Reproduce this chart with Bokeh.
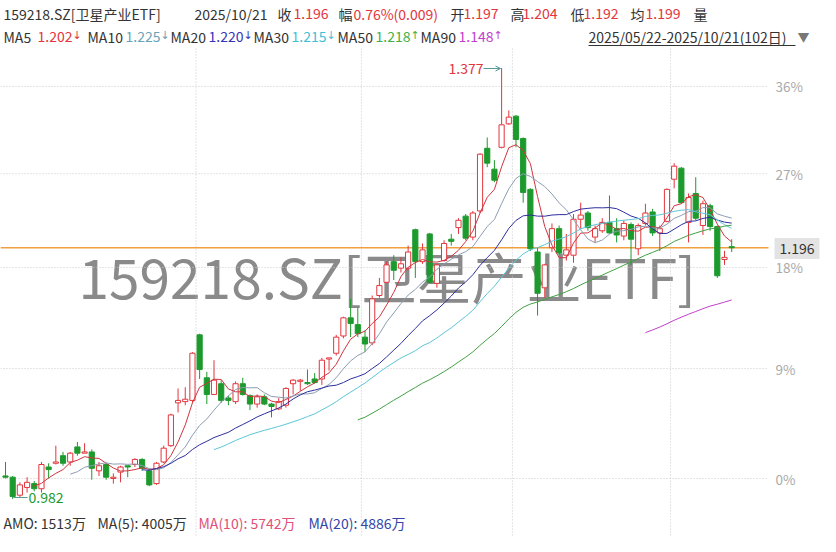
import math
import pandas as pd
from bokeh.plotting import figure
from bokeh.models import ColumnDataSource, Range1d, Label, Arrow, OpenHead
from bokeh.embed import file_html
from bokeh.resources import INLINE

# ---------------- data ----------------
opens = [1.000, 0.999, 0.985, 0.991, 0.994, 0.990, 1.007, 1.010, 1.016, 1.011,
         1.023, 1.018, 1.019, 1.004, 1.009, 0.998, 1.003, 1.008, 1.009, 1.013,
         1.004, 0.994, 1.011, 1.024, 1.059, 1.060, 1.061, 1.117, 1.080, 1.066,
         1.075, 1.063, 1.060, 1.075, 1.065, 1.058, 1.064, 1.058, 1.054, 1.057,
         1.075, 1.077, 1.076, 1.079, 1.079, 1.096, 1.101, 1.116, 1.132, 1.126,
         1.115, 1.110, 1.152, 1.164, 1.183, 1.177, 1.177, 1.213, 1.183, 1.209,
         1.163, 1.184, 1.204, 1.215, 1.226, 1.206, 1.231, 1.293, 1.272, 1.294,
         1.318, 1.326, 1.303, 1.252, 1.192, 1.159, 1.196, 1.214, 1.189, 1.189,
         1.223, 1.229, 1.206, 1.212, 1.220, 1.214, 1.207, 1.218, 1.195, 1.219,
         1.230, 1.210, 1.221, 1.262, 1.273, 1.220, 1.248, 1.217, 1.236, 1.216,
         1.185, 1.197]
highs = [1.011, 1.000, 0.995, 0.999, 0.996, 1.011, 1.010, 1.024, 1.019, 1.019,
         1.027, 1.026, 1.021, 1.011, 1.010, 1.002, 1.008, 1.008, 1.014, 1.014,
         1.006, 1.011, 1.024, 1.050, 1.071, 1.072, 1.102, 1.118, 1.085, 1.095,
         1.078, 1.065, 1.077, 1.080, 1.066, 1.066, 1.066, 1.059, 1.063, 1.072,
         1.079, 1.079, 1.087, 1.084, 1.097, 1.097, 1.117, 1.133, 1.149, 1.141,
         1.121, 1.152, 1.168, 1.183, 1.189, 1.187, 1.198, 1.214, 1.200, 1.210,
         1.181, 1.203, 1.209, 1.224, 1.228, 1.231, 1.288, 1.304, 1.281, 1.377,
         1.332, 1.327, 1.304, 1.253, 1.196, 1.181, 1.219, 1.217, 1.209, 1.228,
         1.239, 1.231, 1.217, 1.224, 1.246, 1.224, 1.222, 1.220, 1.219, 1.238,
         1.233, 1.217, 1.253, 1.278, 1.274, 1.248, 1.264, 1.241, 1.238, 1.217,
         1.193, 1.204]
lows = [0.998, 0.982, 0.983, 0.987, 0.988, 0.987, 0.998, 1.009, 1.008, 1.008,
        1.016, 1.018, 0.997, 1.000, 0.997, 0.994, 0.995, 0.999, 1.007, 1.004,
        0.992, 0.993, 1.010, 1.023, 1.051, 1.057, 1.059, 1.079, 1.058, 1.066,
        1.059, 1.057, 1.058, 1.065, 1.053, 1.055, 1.057, 1.047, 1.053, 1.055,
        1.066, 1.069, 1.074, 1.075, 1.074, 1.086, 1.099, 1.114, 1.115, 1.115,
        1.102, 1.108, 1.150, 1.163, 1.166, 1.173, 1.175, 1.168, 1.181, 1.163,
        1.159, 1.183, 1.198, 1.209, 1.203, 1.203, 1.229, 1.274, 1.259, 1.293,
        1.317, 1.294, 1.239, 1.193, 1.134, 1.150, 1.192, 1.189, 1.184, 1.182,
        1.214, 1.212, 1.201, 1.210, 1.209, 1.201, 1.203, 1.180, 1.189, 1.217,
        1.207, 1.193, 1.220, 1.253, 1.238, 1.201, 1.222, 1.208, 1.212, 1.168,
        1.180, 1.192]
closes = [0.999, 0.984, 0.993, 0.995, 0.990, 1.009, 1.005, 1.011, 1.010, 1.018,
          1.018, 1.019, 1.006, 1.008, 0.999, 0.999, 1.007, 1.007, 1.013, 1.006,
          0.993, 1.010, 1.022, 1.049, 1.061, 1.062, 1.101, 1.087, 1.066, 1.078,
          1.061, 1.061, 1.075, 1.066, 1.058, 1.064, 1.058, 1.056, 1.060, 1.071,
          1.078, 1.078, 1.075, 1.076, 1.095, 1.097, 1.115, 1.132, 1.127, 1.118,
          1.109, 1.149, 1.161, 1.180, 1.175, 1.181, 1.192, 1.183, 1.194, 1.164,
          1.180, 1.200, 1.202, 1.222, 1.205, 1.229, 1.287, 1.278, 1.261, 1.317,
          1.325, 1.302, 1.249, 1.195, 1.154, 1.180, 1.214, 1.191, 1.194, 1.223,
          1.227, 1.215, 1.214, 1.220, 1.210, 1.208, 1.219, 1.204, 1.217, 1.229,
          1.210, 1.214, 1.252, 1.275, 1.239, 1.244, 1.224, 1.238, 1.216, 1.170,
          1.187, 1.196]

ma_periods = [5, 10, 20, 30, 50, 90]
ma_colors = ["#d0353f", "#8c9db2", "#2e2e9e", "#5cc6d8", "#43a043", "#c23fcb"]
ma_text_colors = ["#e2353d", "#6aa3b5", "#3535b5", "#3fbfd8", "#45b045", "#c23fcb"]
ma_last = ["1.202", "1.225", "1.220", "1.215", "1.218", "1.148"]
ma_dir = ["↓", "↓", "↓", "↓", "↑", "↑"]

base_price = 0.998
pct_ticks = [0, 9, 18, 27, 36]
pct_labels = ["0%", "9%", "18%", "27%", "36%"]
last_price = 1.196
month_start_idx = [27, 50, 71, 93]

RED = "#e2353d"
GREEN = "#1d9a2d"
DK = "#333333"
GRID = "#c8c8c8"
FONT = "Noto Sans CJK SC"

# ---------------- figure ----------------
W, H = 820, 536
PX = 7.19          # pixels per candle
X0 = 5             # pixel of first candle
price_right = (768 - X0) / PX   # right edge of price area (data units)
price_top = 1.3983               # top of price area

n = len(closes)
idx = list(range(n))
xs = -X0 / PX
p = figure(width=W, height=H, y_axis_type="log",
           x_range=Range1d(xs, xs + W / PX), y_range=Range1d(0.9536, 1.4519),
           output_backend="svg", toolbar_location=None,
           x_axis_location=None, y_axis_location=None,
           min_border=0, min_border_left=0, min_border_right=0,
           min_border_top=0, min_border_bottom=0)
p.grid.visible = False
p.outline_line_color = None
p.background_fill_color = "white"
p.border_fill_color = "white"

# grid
tick_prices = [base_price * (1 + t / 100) for t in pct_ticks]
p.segment(x0=[xs] * len(tick_prices), x1=[price_right] * len(tick_prices),
          y0=tick_prices, y1=tick_prices, line_color=GRID, line_dash="1 2", line_width=1)
p.segment(x0=[m - 0.5 for m in month_start_idx], x1=[m - 0.5 for m in month_start_idx],
          y0=[price_top] * 4, y1=[0.9536] * 4, line_color=GRID, line_dash="1 2", line_width=1)
p.segment(x0=[xs], x1=[price_right], y0=[last_price], y1=[last_price],
          line_color="#f0a040", line_width=1.5)


def lab(sx, ry, text, color, size="13.5px", font=FONT, **kw):
    """sx: pixel from left, ry: pixel from top (middle of text)."""
    p.add_layout(Label(x=sx, y=H - ry, x_units="screen", y_units="screen", text=text,
                       text_color=color, text_font=font, text_font_size=size,
                       text_baseline="middle", **kw))


# watermark
lab(78, 274, "159218.SZ[卫星产业ETF]", "#8a8a8a", size="55px", level="underlay")

# candles
up = [c >= o for o, c in zip(opens, closes)]
src = ColumnDataSource(dict(
    idx=idx, o=opens, h=highs, l=lows, c=closes,
    top=[max(o, c) for o, c in zip(opens, closes)],
    bottom=[min(o, c) for o, c in zip(opens, closes)],
    color=[RED if u else GREEN for u in up],
    fill=["white" if u else GREEN for u in up],
))
p.segment(x0="idx", y0="h", x1="idx", y1="top", line_color="color", line_width=1, source=src)
p.segment(x0="idx", y0="bottom", x1="idx", y1="l", line_color="color", line_width=1, source=src)
p.vbar(x="idx", width=0.72, top="top", bottom="bottom", fill_color="fill",
       line_color="color", line_width=1, source=src)

# moving averages
cs = pd.Series(closes)
for per, col in zip(ma_periods, ma_colors):
    p.line(idx, cs.rolling(per).mean().tolist(), line_color=col, line_width=1)

# right-hand percentage labels
for tp, tl in zip(tick_prices, pct_labels):
    ry = 478 - 1275 * math.log(tp / base_price)
    lab(775, ry, tl, "#aaaaaa", size="13.5px")

# header line 1
y1 = 13
lab(3, y1, "159218.SZ[卫星产业ETF]", DK, size="14px")
lab(194, y1, "2025/10/21", DK, size="14px")
for sx_k, k, sx_v, v in [(277, "收", 293, "1.196"), (338, "幅", 353, "0.76%(0.009)"),
                         (450, "开", 463, "1.197"), (510, "高", 522, "1.204"),
                         (570, "低", 583, "1.192"), (630, "均", 645, "1.199")]:
    lab(sx_k, y1, k, DK, size="14px")
    lab(sx_v, y1, v, RED, size="14px")
lab(693, y1, "量", DK, size="14px")

# header line 2
y2 = 36
ma_x = [3, 87, 170, 253, 337, 420]
for x0, per, tc, txt, d in zip(ma_x, ma_periods, ma_text_colors, ma_last, ma_dir):
    off = 34 if per < 10 else 38
    lab(x0, y2, f"MA{per}", DK, size="14px")
    lab(x0 + off, y2, txt, tc, size="14px")
    lab(x0 + off + 35, y2 - 1, d, tc, size="11px", font="DejaVu Sans")
lab(588, y2, "2025/05/22-2025/10/21(102日)", DK, size="14px")
p.add_layout(Arrow(end=None, x_start=588, y_start=H - 45, x_end=795, y_end=H - 45,
                   start_units="screen", end_units="screen", line_color=DK, line_width=1))
lab(797, y2, "▼", "#777777", size="12px")

# high / low markers
lab(448, 68, "1.377", RED, size="14px")
p.add_layout(Arrow(end=OpenHead(size=5, line_color="#5a9a9a", line_width=1),
                   x_start=483, y_start=H - 68, x_end=500, y_end=H - 68,
                   start_units="screen", end_units="screen", line_color="#5a9a9a", line_width=1))
lab(28, 497, "0.982", GREEN, size="14px")
p.add_layout(Arrow(end=None, x_start=13, y_start=H - 497, x_end=27, y_end=H - 497,
                   start_units="screen", end_units="screen", line_color="#5a9a9a", line_width=1))

# last price box
lab(774, 248, "1.196", DK, size="14px", background_fill_color="#e3e3e3", padding=5)

# volume caption line
y3 = 522
lab(3, y3, "AMO: 1513万", DK, size="14px")
lab(97, y3, "MA(5): 4005万", DK, size="14px")
lab(198, y3, "MA(10): 5742万", "#e0507a", size="14px")
lab(308, y3, "MA(20): 4886万", "#3344aa", size="14px")

open("out.html", "w").write(file_html(p, INLINE))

┄┄┄┄┄┄┄┄┄┄┄┄┄┄┄┄┄┄┄┄

Extract the lines exactly, please: the first line of the listing, the line with "from bokeh.resources import INLINE", and every line between them, but no pictures.

* Written response *
Reproduce this chart with Bokeh.
import math
import pandas as pd
from bokeh.plotting import figure
from bokeh.models import ColumnDataSource, Range1d, Label, Arrow, OpenHead
from bokeh.embed import file_html
from bokeh.resources import INLINE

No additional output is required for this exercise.